Autant le conseil de l’accusé, Me Victor Y. Adigbli a admiré les réquisitions du ministère public, autant il dit l’avoir méconnu en ce qui concerne la sentence proposée. « On vous demande d’envoyer ce jeune homme derrière les barreaux, en plus des deux années qu’il vient déjà d’y passer, pour huit autres années supplémentaires », dira l’avocat, s’adressant aux membres de la cour.
Déjà jugé par la nature
Selon Victor Y. Adigbli, ce procès est l’expression la plus achevée de l’absurdité et de la bêtise. « Toutefois, il y a des éléments à charge et à décharge. C’est un Nigérian qui aurait facilement pu fuir vers son pays, mais il est resté et a été pris. Il a également reconnu les faits qui, par surcroît, se sont produits la nuit.
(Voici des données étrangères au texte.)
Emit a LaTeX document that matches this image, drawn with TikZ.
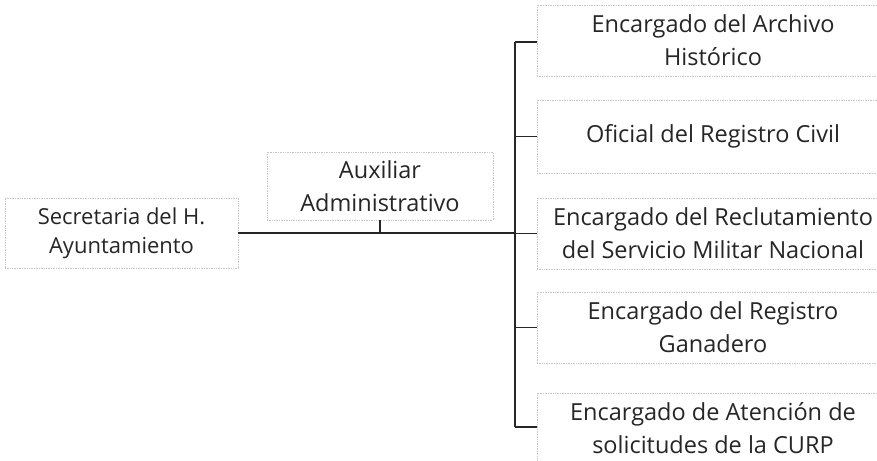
\documentclass[tikz,border=0pt]{standalone}
\usepackage{fontspec}
\setmainfont{Open Sans}
\begin{document}
\begin{tikzpicture}[x=1pt,y=-1pt,
  box/.style={draw=gray!45, densely dotted, line width=0.7pt, align=center, inner sep=0pt,
    font=\fontsize{23.5}{33}\selectfont, text=black!85},
  conn/.style={line width=1.8pt, black!85}]
\useasboundingbox (0,0) rectangle (877,460);
\node[box, minimum width=233, minimum height=70, font=\fontsize{22}{29}\selectfont] (sec) at (121.5,233) {Secretaria del H.\\Ayuntamiento};
\node[box, minimum width=226, minimum height=68] (aux) at (380,186) {Auxiliar\\Administrativo};
\node[box, minimum width=352, minimum height=71] (b1) at (713,40.5) {Encargado del Archivo\\Histórico};
\node[box, minimum width=352, minimum height=73] (b2) at (713,136.5) {Oficial del Registro Civil};
\node[box, minimum width=352, minimum height=71] (b3) at (713,233.5) {Encargado del Reclutamiento\\del Servicio Militar Nacional};
\node[box, minimum width=352, minimum height=71] (b4) at (713,327.5) {Encargado del Registro\\Ganadero};
\node[box, minimum width=352, minimum height=71] (b5) at (713,428.5) {Encargado de Atención de\\solicitudes de la CURP};
\coordinate (bt) at (515,42);
\coordinate (bb) at (515,427);
\draw[conn] (bt) -- (bb);
\draw[conn] (sec.east) -- (sec.east -| bt);
\draw[conn] (aux.south) -- (aux.south |- sec.east);
\draw[conn] (bt) -- (b1.west |- bt);
\draw[conn] (b2.west -| bt) -- (b2.west);
\draw[conn] (b3.west -| bt) -- (b3.west);
\draw[conn] (b4.west -| bt) -- (b4.west);
\draw[conn] (bb) -- (b5.west |- bb);
\end{tikzpicture}
\end{document}
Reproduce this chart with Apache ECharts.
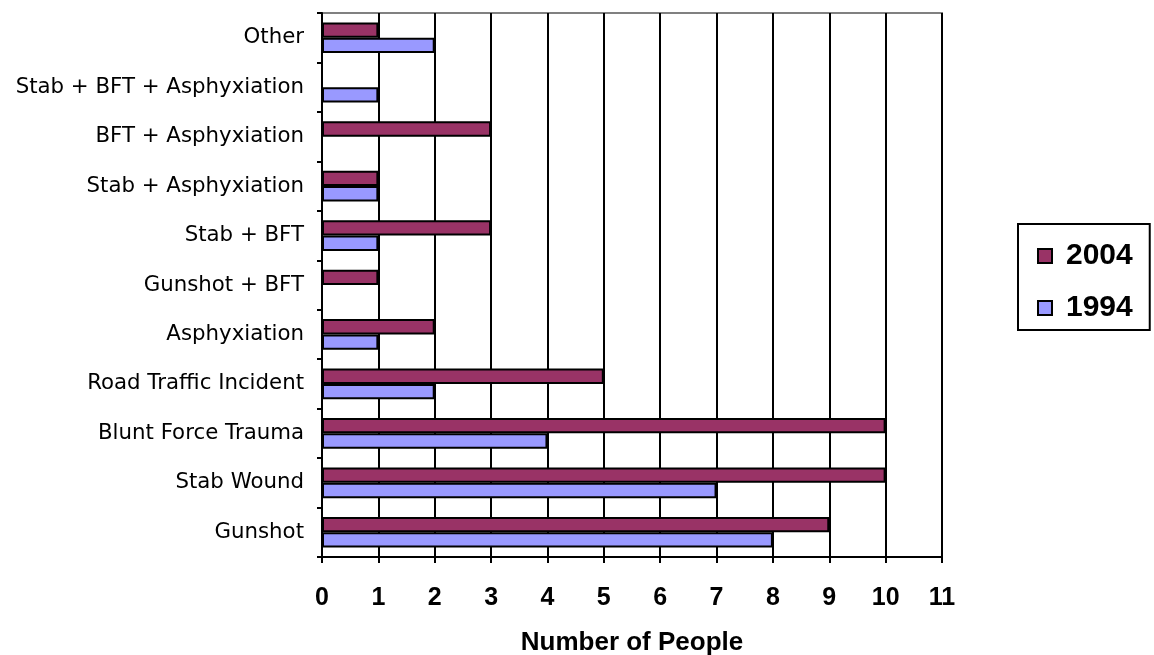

S’il était un criminel professionnel, il aurait cherché à faire disparaître le corps de son ami et il n’y aurait pas eu de trace », a souligné Me Victor Y. Adigbli. Avant d’être condamné, estime son conseil, Roi Bello Adamou a déjà été jugé par la nature. « Il a commis l’acte parce qu’il croyait être cocufié. Entre l’amitié et l’amour, il n’a pas eu le réflexe de relativiser. Sous l’effet de l’alcool et du Tramadol, l’irréparable a été commis », déplorera-t-il. « Devant l’amour, il n’y a plus de place au discernement. La colère devient une courte folie, la passion », fait-il remarquer en invitant la cour à donner une chance à son client de se racheter.
La cour, à sa délibération, déclare Roi Bello Adamou coupable d’avoir porté des coups et faits des blessures à Moussa Garba avec cette circonstance que ces coups et blessures ont entraîné la mort sans intention de la donner. Il l’a condamné à la peine de sept ans de réclusion criminelle en le dispensant de l’interdiction de séjour. Placé en détention depuis le 25 janvier 2015, Roi Bello Adamou passera encore cinq ans en prison.
Jean-Pierre Yérima Bandé a présidé la cour. Ses assesseurs étaient Noël Houngbo et Francis E. Bodjrènou. Le fauteuil du ministère public a été occupé par Lucien Mahulé Aballo. Me Jacques Marie Agoï a tenu la mémoire de la cour. Les jurés étaient Emile N’Dah N’Yaba, Imorou Abdoulaye, Célestin Maféïrou Babahoum et Kouandi Toura.